Zone di frontiera e quella parola orientata a scovare la bellezza
NARRATIVA «My favorite things», un romanzo di Sergio Baratto per minimum fax
NARRATIVA «My favorite things», un romanzo di Sergio Baratto per minimum fax
È verosimile che nella Milano dei primi anni cinquanta, lì dove il centro urbano confinava con una periferia ancora verde e selvatica, potesse trovarsi un ordigno inesploso fra quelli sganciati dagli alleati una decina d’anni prima. Forse è addirittura vero, se crediamo a un inserto cronachistico del narratore di My favorite things di Sergio Baratto (minimum fax, pp. 249, euro 18,00) che rimanda a un microfilm del Corriere nella biblioteca Sormani dove si legge di un tragico incidente non lontano dagli stabilimenti della Tecnomasio. Di certo quella zona oggi del tutto urbanizzata intorno a Porta Romana aveva all’epoca, in pieno boom, l’atmosfera di una zona di frontiera vagamente sovratemporale, giacché la «steppa» in cui si svolge la scena madre del romanzo richiama quella, già post-industriale e distopica, cui era intitolato il precedente lavoro, datato 2016, di questo autore estraneo alle frenesie editoriali.
DEL RESTO è in questa stessa dimensione ucronica che ci attira My favorite things, che nel titolo omaggia John Coltrane e la sua versione sciamanica del celebre brano interpretato da Julie Andrews, e dove la stessa scena madre è innanzitutto l’incontro con una «strozzatura della clessidra», o un cunicolo spazio-temporale. Data l’organizzazione un po’ quantistica e un po’ musicale del materiale narrativo, la penna di Baratto è poi tutta orientata a scovare la bellezza oltre il male, la luce nel buio o, se si preferisce, il nucleo adamantino degli affetti al di là del dolore e della condanna a morte che la vita esegue a volte troppo presto, ingiustamente. E dopotutto non è un obiettivo troppo diverso da quello che lo stesso Coltrane, mosso da un anelito religioso oltre che spirituale, si diede in quella sublime suite di preghiera ed elevazione.
All’inizio di tutto ci sono cinque amici a un passo dalla pubertà, i loro ultimi giochi all’aperto sul finire dell’estate, poi l’incontro misterioso che conduce alla scomparsa di Enrico, soprannominato il «bruco», nomen omen di chi al tunnel cronotopico era destinato. Franco invece, il riflessivo, è quello che ne esce traumatizzato, ma lo scopriamo a poco a poco. È lui infatti il protagonista, di cui seguiamo due tracce alternate: in un presente vicino, a fine febbraio 2016, alle prese con un corpo senile che dà segni allarmanti e soprattutto con le ultime ore di vita di Amina, la piccola nipote consumata da un cancro; e nel passato, a più riprese, partendo dal 1962.

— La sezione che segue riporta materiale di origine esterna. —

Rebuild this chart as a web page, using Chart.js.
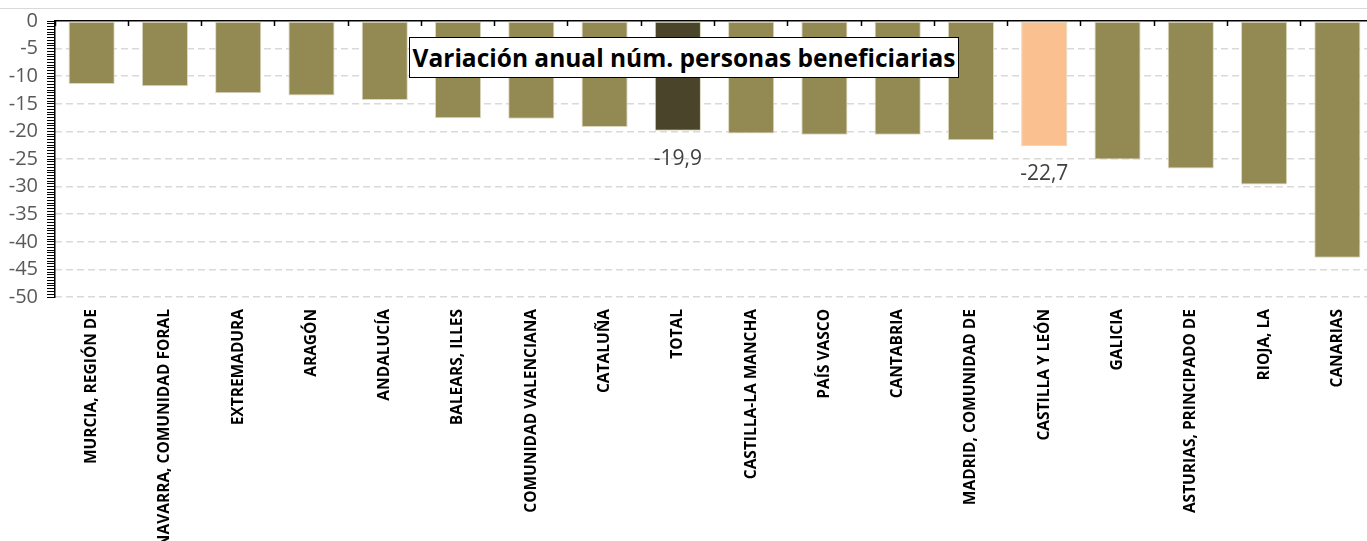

DOPO L’INCONTRO di dieci anni prima con il «mostro», Franco si è ritirato in una sorta di non-vita, corazzato, al riparo da pene ulteriori. Il post-traumatico però non sente ragione e riappare non solo nei sogni, ma anche nell’incontro casuale e decisivo di Franco con la sua futura passione: al concerto di Coltrane il 2 dicembre di quell’anno al Teatro dell’Arte. In compenso gli toccherà un incontro che ha del miracoloso, fuori dal teatro, dove rimedia pure uno zippo del genio del jazz.
Non c’è però solo Franco, di cui pure nella parte centrale intitolata «Hellhole» si ripercorre la vicenda professionale di ingegnere minerario in Turkmenistan – dove la sua azienda decide di impiantare una perforatrice proprio nel punto in cui, al di qua della fiction, nel 1971 si aprì nel terreno l’enorme voragine di gas infuocati poi chiamata «porta dell’inferno», e dove il talento dell’autore nel descrivere i luoghi si combina a una vis affabulatoria che fonde Storia e oralità. C’è anche sua figlia, Simona, di cui seguiamo la resa al lutto imminente e a un senso di colpa che cerca una fonte, fino a risalire a un episodio a margine di Genova 2001; conosciamo così anche il suo, di passato, le marche generazionali di questo, gli ideali di lotta presto sedati, il disincanto e il ripiego nel privato.
E CI SONO IL MARITO DI LEI, duro fino all’autonarcosi, e la sorella di Franco, madre di Simona, che abbandonò la figlia per tornare a far la hippy a Berlino Ovest. Ma c’è anche un T-Rex di plastica, che ha forse la parte più struggente nel finale, dopo il ritorno del rimosso, dove la sfida con la morte è wormhole e duello fantastico in uno, concrezione visionaria del connubio di lotta e amore che Coltrane ha voluto esprimere, e Baratto con lui.